What I’m led to understand is that he might think that putting Don Jr in the spotlight, at the center of the story, would in some way help him, push him into the background and thus take pressure off him. Does that make any sense? Not really. But remember, Kushner thought firing James Comey was a good idea. With Kushner, Don Jr and the rest of these guys, I have a persistent sense that they don’t quite grasp the seriousness of the situation they’re in. This is not like a media war in New York City where you can land a blow by placing a nasty story in The New York Post or bludgeon your enemies by buying your own paper. Big, sprawling criminal investigations of this sort rumble on in perfect indifference to whether or not you won the morning or killed it in ten different news cycles.

This brings us to the third passage where we learn that President Trump is losing faith with his longtime lawyer Marc Kasowitz and that Kasowitz, frustrated with the President, may resign. (As the President finds himself unable to escape his own actions there’s always a new person who is at fault.)

Advisers said the president was annoyed not so much by his son as by the headlines.

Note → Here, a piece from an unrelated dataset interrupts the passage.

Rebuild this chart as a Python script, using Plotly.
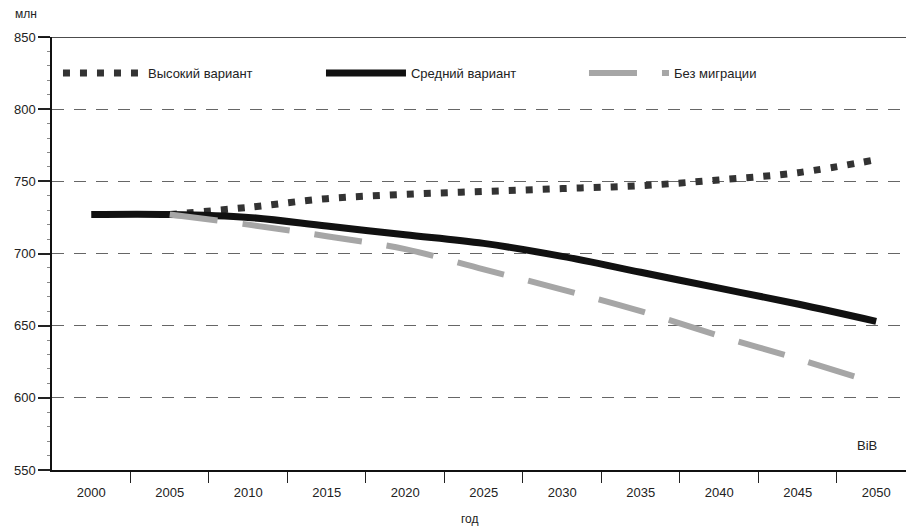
import plotly.graph_objects as go

years = [2000, 2005, 2010, 2015, 2020, 2025, 2030, 2035, 2040, 2045, 2050]
years_var = years[1:]

high = [727, 732, 738, 741, 743, 745, 747, 751, 756, 765]
medium = [727, 727, 725, 719, 713, 707, 698, 687, 676, 665, 653]
no_migr = [727, 720, 712, 703, 689, 675, 660, 643, 627, 610]

font = "Liberation Sans, Arial, sans-serif"

fig = go.Figure()

fig.add_trace(go.Scatter(
    x=years_var, y=high, name="Высокий вариант", mode="lines",
    line=dict(color="#333333", width=7, dash="7px,10px", shape="spline"),
))
fig.add_trace(go.Scatter(
    x=years, y=medium, name="Средний вариант", mode="lines",
    line=dict(color="#111111", width=7, shape="spline"),
))
fig.add_trace(go.Scatter(
    x=years_var, y=no_migr, name="Без миграции", mode="lines",
    line=dict(color="#a6a6a6", width=6, dash="48px,25px", shape="spline"),
))

fig.update_xaxes(
    range=[1997.5, 2051.9],
    tickvals=years,
    ticktext=[str(y) for y in years],
    ticks="outside", ticklen=9, tickcolor="rgba(0,0,0,0)",
    minor=dict(tickvals=[y + 2.5 for y in years[:-1]], ticks="outside",
               ticklen=11, tickwidth=1.2, tickcolor="#222"),
    showgrid=False, zeroline=False,
    showline=True, linecolor="#111", linewidth=2,
    tickfont=dict(size=13, color="#222"),
)
fig.update_yaxes(
    range=[550, 850],
    tickvals=[550, 600, 650, 700, 750, 800, 850],
    ticks="outside", ticklen=12, tickwidth=1.5, tickcolor="#222",
    minor=dict(dtick=10, ticks="outside", ticklen=3, tickwidth=1, tickcolor="#888"),
    showgrid=True, gridcolor="#666", gridwidth=1.3, griddash="12px,10px",
    zeroline=False,
    showline=True, linecolor="#111", linewidth=1.5,
    tickfont=dict(size=13, color="#222"),
)

# solid top border at 850
fig.add_shape(type="line", xref="paper", yref="y", x0=-0.014, x1=1, y0=850, y1=850,
              line=dict(color="#111", width=1.5))

fig.add_annotation(text="млн", xref="paper", yref="paper", x=-0.03, y=1.053,
                   xanchor="center", yanchor="middle",
                   showarrow=False, font=dict(size=12, color="#222"))
fig.add_annotation(text="BiB", xref="x", yref="y", x=2049.4, y=567,
                   showarrow=False, font=dict(size=13, color="#222"))
fig.add_annotation(text="год", xref="paper", yref="paper", x=0.49, y=-0.113,
                   xanchor="center", yanchor="middle",
                   showarrow=False, font=dict(size=12, color="#222"))

fig.update_layout(
    width=906, height=526,
    margin=dict(l=52, r=0, t=37, b=56),
    plot_bgcolor="white", paper_bgcolor="white",
    font=dict(family=font, size=13, color="#222"),
    legend=dict(orientation="h", x=0.007, xanchor="left", y=0.917, yanchor="middle",
                itemwidth=80, entrywidth=168, entrywidthmode="pixels",
                bgcolor="rgba(0,0,0,0)", font=dict(size=13)),
)

fig.write_html("out.html", config={"displayModeBar": False},
               post_script="document.body.style.margin='0';")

But three people close to the legal team said he had also trained his ire on Marc E. Kasowitz, his longtime lawyer, who is leading the team of private lawyers representing him. Mr. Trump, who often vents about advisers in times of trouble, has grown disillusioned by Mr. Kasowitz’s strategy, the people said.

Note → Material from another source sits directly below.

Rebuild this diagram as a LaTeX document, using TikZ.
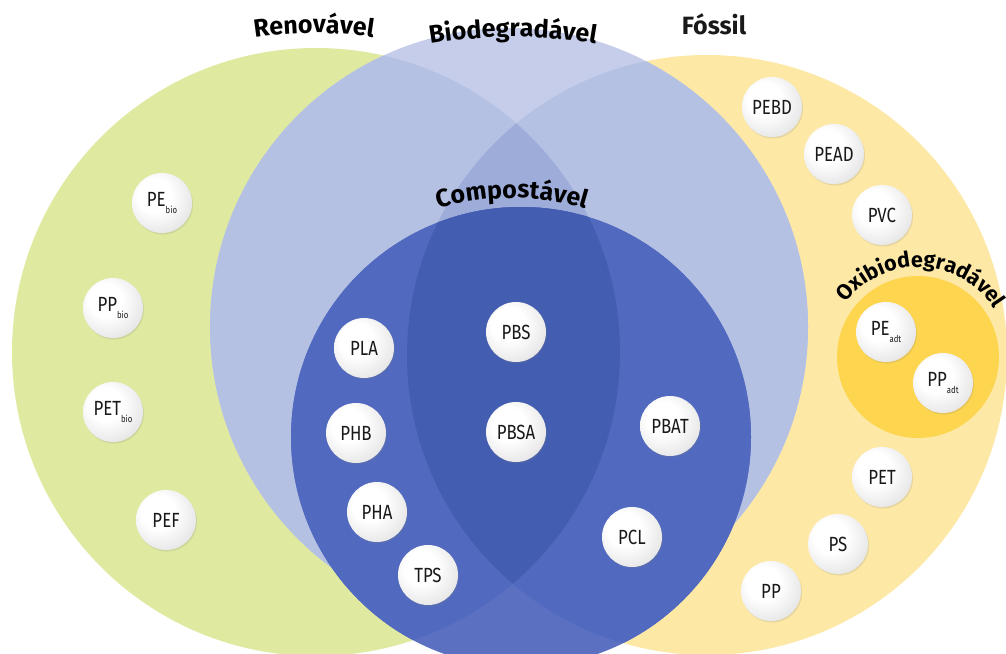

The strain, though, exists on both sides. Mr. Kasowitz and his colleagues have been deeply frustrated by the president. And they have complained that Mr. Kushner has been whispering in the president’s ear about the Russia investigations and stories while keeping the lawyers out of the loop, according to another person familiar with the legal team.

The president’s lawyers view Mr. Kushner as an obstacle and a freelancer more concerned about protecting himself than his father-in-law, the person said. While no ultimatum has been delivered, the lawyers have told colleagues that they cannot keep operating that way, raising the prospect that Mr. Kasowitz may resign.

Let me add some additional detail which sheds some light on this. You can see here that Kasowitz and the President’s legal team believe Kushner is trying to protect himself at the President’s expense. Yet, despite this, Kushner is preventing them from adequately defending the President by using familial proximity to influence him.

What I can add is that when Kasowitz was brought on board as the President’s personal attorney in the Russia matter (he’d been a go to lawyer in other matters for years), he had in mind easing Kushner out of the White House.

Part of this would be simply to get Kushner away from the President. After all, before the last few days focus on Don Jr., Kushner was the guy. He had had meetings with various Russia probe players, reportedly tried to get Russian secure communications devices to have secure communications with people in Russia, perhaps hit up a Russia state banker for a multi-hundred-million dollar loan to save his family business. Kushner is by any reasonable measure radioactive. Having him in the White House, with a security clearance and his hand in every decision endangers everyone. Any lawyer or capable political advisor would try to separate the President from that danger.

But there’s another part of it as well. Kasowitz and at least some other Kushner foes seem to have believed that if Kushner could be pushed out the President could finally be freed from the Russia albatross. Imagine it this way. They put the life boat into the water, make Jared get inside, hand him the Russia scandal and then push him off into the open sea.

This never struck me as a terribly realistic proposition. Until a few days ago I was just barely ready to believe there might never be a true smoking gun in the Russia story. But if there was, if there was a story, there’s no way it would only involve Jared Kushner. So the idea that Kushner could simply be made to take the fall for the whole thing just never added up. It makes as much sense as Kushner thinking he can help himself by destroying his brother-in-law.

This is all a hall of mirrors. It’s impossible to tell with any real reliability who is doing what to whom. What’s clear is that this is a notional ‘team’ which appears to be in some key ways as afraid of each other as they are of the prosecutors on their trail. That clearly is not a good recipe for any kind of concerted action that could limit legal exposure. At the end of the day though these folks are in trouble because, almost certainly, they have various kinds of misconduct to hide. So all the musical chairs and mutual knifing probably won’t over time prevent their wrongdoing from being revealed.

I’ve written this many times. But I will say it again. We have all heard the old saw, “It’s not the crime, it’s the cover-up.” This is not true. People break laws to cover things up because they are covering up grave wrongdoing. This is both logical and accurate. It can seem like it’s the coverup and not the crime because often the cover up succeeds, at least in part. Indeed, usually it does. That’s why people do it. So you may think the cover up got people in more trouble than the crime. But that’s almost certainly because the cover up was largely successful. You never really learned the whole story. At the end of the day people may be stupid but they ain’t dumb. You cover up because the danger of complete exposure must be avoided at all costs. They’re all sitting on secrets and all the mutual knifing and musical chairs will not change that.